WHAT YOU HAVE TO DO: Among the entries below, find the lines with "draw" and copy them.

________________

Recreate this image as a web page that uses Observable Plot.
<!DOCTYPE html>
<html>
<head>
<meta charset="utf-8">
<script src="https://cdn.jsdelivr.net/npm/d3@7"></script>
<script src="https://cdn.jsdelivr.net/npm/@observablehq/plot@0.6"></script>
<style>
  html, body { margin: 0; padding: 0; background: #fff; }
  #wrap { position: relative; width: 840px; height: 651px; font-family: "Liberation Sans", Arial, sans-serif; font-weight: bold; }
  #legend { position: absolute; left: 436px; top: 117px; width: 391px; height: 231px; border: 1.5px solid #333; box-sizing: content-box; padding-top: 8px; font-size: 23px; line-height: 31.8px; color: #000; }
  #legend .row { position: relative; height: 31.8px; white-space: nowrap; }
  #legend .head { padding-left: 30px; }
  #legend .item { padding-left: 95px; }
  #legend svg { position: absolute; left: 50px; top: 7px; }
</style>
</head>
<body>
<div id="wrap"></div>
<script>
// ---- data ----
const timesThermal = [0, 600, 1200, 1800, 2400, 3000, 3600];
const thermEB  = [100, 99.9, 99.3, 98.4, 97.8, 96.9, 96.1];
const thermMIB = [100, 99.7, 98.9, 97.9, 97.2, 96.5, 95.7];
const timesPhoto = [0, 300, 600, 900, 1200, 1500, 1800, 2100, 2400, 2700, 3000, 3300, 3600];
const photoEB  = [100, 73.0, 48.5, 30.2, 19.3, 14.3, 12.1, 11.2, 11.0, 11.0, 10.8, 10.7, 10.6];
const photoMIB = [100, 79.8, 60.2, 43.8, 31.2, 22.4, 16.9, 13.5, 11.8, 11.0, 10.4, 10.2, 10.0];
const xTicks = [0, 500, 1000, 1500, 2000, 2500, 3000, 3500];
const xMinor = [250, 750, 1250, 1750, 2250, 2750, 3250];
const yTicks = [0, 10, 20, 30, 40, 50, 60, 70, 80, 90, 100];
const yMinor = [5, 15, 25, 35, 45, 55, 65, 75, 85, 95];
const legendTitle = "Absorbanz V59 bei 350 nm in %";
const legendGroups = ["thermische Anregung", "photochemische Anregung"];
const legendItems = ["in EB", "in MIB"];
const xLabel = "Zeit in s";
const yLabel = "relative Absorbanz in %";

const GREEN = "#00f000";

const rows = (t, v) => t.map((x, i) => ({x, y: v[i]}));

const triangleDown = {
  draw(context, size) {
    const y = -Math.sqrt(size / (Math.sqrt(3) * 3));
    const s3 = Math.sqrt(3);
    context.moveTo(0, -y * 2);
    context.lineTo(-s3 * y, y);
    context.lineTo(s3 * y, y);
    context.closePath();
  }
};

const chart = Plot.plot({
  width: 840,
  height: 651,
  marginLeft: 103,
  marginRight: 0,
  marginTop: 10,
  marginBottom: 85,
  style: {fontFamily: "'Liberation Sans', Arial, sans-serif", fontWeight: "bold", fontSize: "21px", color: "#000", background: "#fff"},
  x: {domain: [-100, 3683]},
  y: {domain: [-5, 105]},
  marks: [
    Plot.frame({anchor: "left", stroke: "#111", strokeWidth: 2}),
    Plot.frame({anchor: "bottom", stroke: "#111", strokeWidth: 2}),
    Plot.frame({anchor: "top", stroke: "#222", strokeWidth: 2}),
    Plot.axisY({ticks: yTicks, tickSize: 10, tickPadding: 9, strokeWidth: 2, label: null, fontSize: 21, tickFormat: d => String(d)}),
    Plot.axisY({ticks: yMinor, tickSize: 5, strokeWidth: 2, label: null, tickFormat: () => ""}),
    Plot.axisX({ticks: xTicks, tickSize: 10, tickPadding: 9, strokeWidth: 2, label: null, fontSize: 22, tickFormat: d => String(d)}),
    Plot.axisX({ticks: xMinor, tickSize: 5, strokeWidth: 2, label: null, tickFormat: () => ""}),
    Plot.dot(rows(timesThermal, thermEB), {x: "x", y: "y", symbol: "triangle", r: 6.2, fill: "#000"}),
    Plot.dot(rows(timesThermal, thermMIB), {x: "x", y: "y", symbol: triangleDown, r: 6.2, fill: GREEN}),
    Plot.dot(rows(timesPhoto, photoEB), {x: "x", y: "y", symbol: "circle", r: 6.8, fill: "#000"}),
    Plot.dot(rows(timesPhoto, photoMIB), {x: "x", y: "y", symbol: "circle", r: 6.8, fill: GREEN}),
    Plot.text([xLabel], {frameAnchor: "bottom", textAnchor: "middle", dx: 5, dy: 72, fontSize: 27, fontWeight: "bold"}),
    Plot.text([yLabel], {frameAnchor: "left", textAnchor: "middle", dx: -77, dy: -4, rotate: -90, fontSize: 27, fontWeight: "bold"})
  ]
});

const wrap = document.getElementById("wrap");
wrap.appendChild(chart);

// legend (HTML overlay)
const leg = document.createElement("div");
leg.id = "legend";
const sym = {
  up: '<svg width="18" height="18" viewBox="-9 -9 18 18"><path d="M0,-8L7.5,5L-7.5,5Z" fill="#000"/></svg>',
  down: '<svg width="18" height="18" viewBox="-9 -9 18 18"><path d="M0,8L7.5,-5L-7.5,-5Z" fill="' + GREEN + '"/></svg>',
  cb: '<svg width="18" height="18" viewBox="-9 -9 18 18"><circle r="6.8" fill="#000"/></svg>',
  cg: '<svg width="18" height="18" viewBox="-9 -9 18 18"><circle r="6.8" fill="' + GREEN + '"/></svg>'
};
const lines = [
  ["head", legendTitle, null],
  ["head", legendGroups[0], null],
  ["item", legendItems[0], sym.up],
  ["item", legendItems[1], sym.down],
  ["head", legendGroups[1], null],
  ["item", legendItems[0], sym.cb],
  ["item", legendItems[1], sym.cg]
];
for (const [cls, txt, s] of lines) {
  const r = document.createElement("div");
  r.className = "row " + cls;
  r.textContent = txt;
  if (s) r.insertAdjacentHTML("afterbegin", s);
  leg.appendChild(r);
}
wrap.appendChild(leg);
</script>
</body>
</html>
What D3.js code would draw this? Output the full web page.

________________

WRITTEN RESPONSE:
  draw(context, size) {
What D3.js code would draw this? Output the full web page.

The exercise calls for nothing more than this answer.